● What you are asked to do: Compute how many lines in the entries below contain "with", and output nothing but the number.
________
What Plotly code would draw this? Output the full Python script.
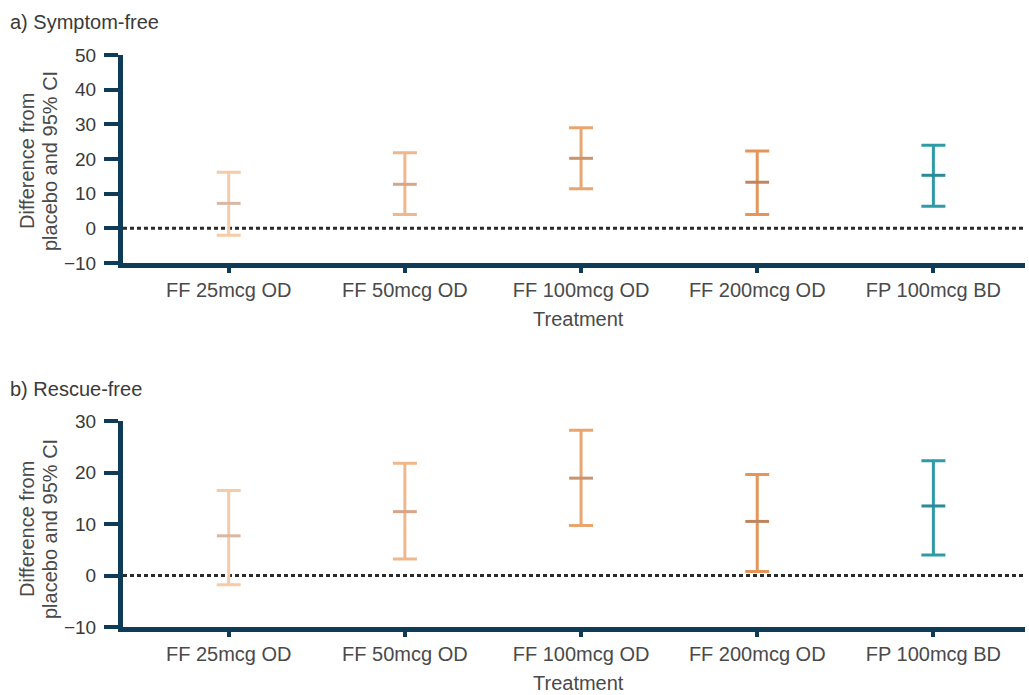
import plotly.graph_objects as go

# Treatment groups and colours
treatments = ["FF 25mcg OD", "FF 50mcg OD", "FF 100mcg OD", "FF 200mcg OD", "FP 100mcg BD"]
colors = ["#F6CBA8", "#EFB78B", "#E9A570", "#E3955A", "#2F9BA7"]
mean_colors = ["#D9B7A3", "#D5A688", "#C9936E", "#BF8560", "#2A8A95"]

# a) Symptom-free: difference from placebo with 95% CI
sf_mean = [7.2, 12.7, 20.2, 13.3, 15.3]
sf_low = [-2.0, 4.0, 11.4, 4.0, 6.4]
sf_high = [16.2, 21.8, 29.0, 22.3, 24.0]

# b) Rescue-free: difference from placebo with 95% CI
rf_mean = [7.7, 12.4, 18.9, 10.5, 13.5]
rf_low = [-1.8, 3.2, 9.7, 0.8, 4.0]
rf_high = [16.5, 21.8, 28.2, 19.6, 22.3]

W, H = 1029, 695
ML, MR = 123, 4
AXIS = "#0E3B58"
TXT = "#3A3A3A"
LBL = "#4A4A4A"
FONT = "Liberation Sans, Arial, sans-serif"


def ydom(top_px, bottom_px):
    return [1 - bottom_px / H, 1 - top_px / H]


def px_x(xpx):
    return (xpx - ML) / (W - ML - MR)


def px_y(ypx):
    return 1 - ypx / H


fig = go.Figure()

panels = [
    ("", "y", sf_mean, sf_low, sf_high),
    ("2", "y2", rf_mean, rf_low, rf_high),
]
for suffix, yref, mean, low, high in panels:
    for i, t in enumerate(treatments):
        fig.add_trace(go.Scatter(
            x=[i], y=[mean[i]],
            xaxis="x" + suffix, yaxis=yref,
            mode="markers",
            marker=dict(symbol="line-ew", size=17, color=colors[i],
                        line=dict(width=3, color=mean_colors[i])),
            error_y=dict(type="data", symmetric=False,
                         array=[high[i] - mean[i]],
                         arrayminus=[mean[i] - low[i]],
                         color=colors[i], thickness=3, width=12),
            showlegend=False, hoverinfo="skip",
        ))

xcommon = dict(
    range=[-0.6, 4.52], domain=[0, 1], automargin=False,
    tickmode="array", tickvals=list(range(len(treatments))), ticktext=treatments,
    showline=True, linecolor=AXIS, linewidth=5,
    ticks="outside", ticklen=5, tickwidth=4, tickcolor=AXIS,
    showgrid=False, zeroline=False,
    tickfont=dict(family=FONT, size=20, color=LBL),
    ticklabelstandoff=0,
)
ycommon = dict(
    showline=True, linecolor=AXIS, linewidth=5, automargin=False,
    ticks="outside", ticklen=14, tickwidth=4, tickcolor=AXIS,
    showgrid=False, zeroline=False,
    tickfont=dict(family=FONT, size=19, color=TXT),
    ticklabelstandoff=4,
)

fig.update_layout(
    width=W, height=H,
    margin=dict(l=ML, r=MR, t=0, b=0, autoexpand=False),
    paper_bgcolor="white", plot_bgcolor="white",
    font=dict(family=FONT, color=TXT),
    xaxis=dict(**xcommon, anchor="y"),
    xaxis2=dict(**xcommon, anchor="y2"),
    yaxis=dict(**ycommon, range=[-10, 50], tickvals=[-10, 0, 10, 20, 30, 40, 50],
               ticktext=["\u221210", "0", "10", "20", "30", "40", "50"],
               domain=ydom(55, 263), anchor="x"),
    yaxis2=dict(**ycommon, range=[-10, 30], tickvals=[-10, 0, 10, 20, 30],
                ticktext=["\u221210", "0", "10", "20", "30"],
                domain=ydom(421, 627), anchor="x2"),
)

# Zero reference lines
for xr, yr in [("x", "y"), ("x2", "y2")]:
    fig.add_shape(type="line", xref=xr + " domain", yref=yr,
                  x0=0, x1=1, y0=0, y1=0,
                  line=dict(color="#2B2B2B", width=3, dash="4px,3px"), layer="below")

# Panel titles
for text, ypx in [("a) Symptom-free", 22), ("b) Rescue-free", 389)]:
    fig.add_annotation(text=text, xref="paper", yref="paper",
                       x=px_x(8), y=px_y(ypx),
                       xanchor="left", yanchor="middle", showarrow=False,
                       font=dict(family=FONT, size=20, color=TXT))

# X-axis titles
for ypx in [319, 683]:
    fig.add_annotation(text="Treatment", xref="paper", yref="paper",
                       x=px_x(578), y=px_y(ypx),
                       xanchor="center", yanchor="middle", showarrow=False,
                       font=dict(family=FONT, size=20, color=LBL))

# Y-axis titles (two lines each)
for ypx in [161, 529]:
    for text, xpx in [("Difference from", 27), ("placebo and 95% CI", 50)]:
        fig.add_annotation(text=text, xref="paper", yref="paper",
                           x=px_x(xpx), y=px_y(ypx),
                           xanchor="center", yanchor="middle", textangle=-90,
                           showarrow=False,
                           font=dict(family=FONT, size=20, color=LBL))

fig.write_html("out.html")
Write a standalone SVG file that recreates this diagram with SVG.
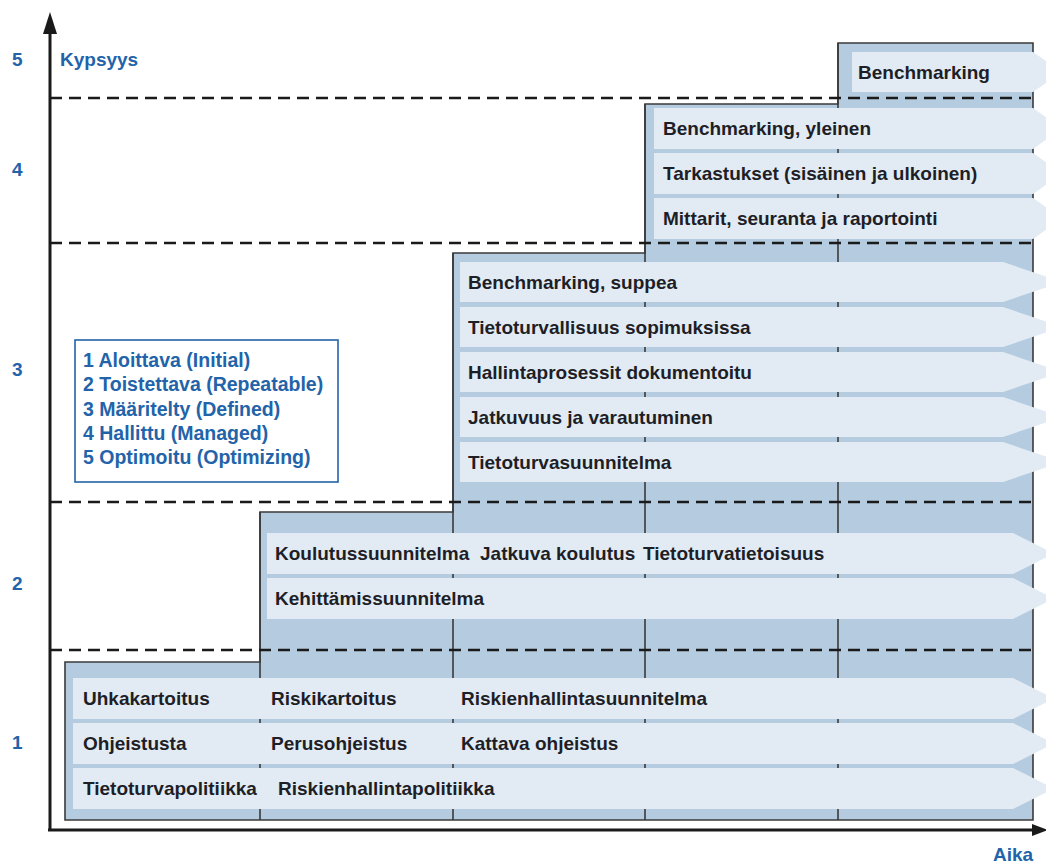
________
● Solution to this task: 3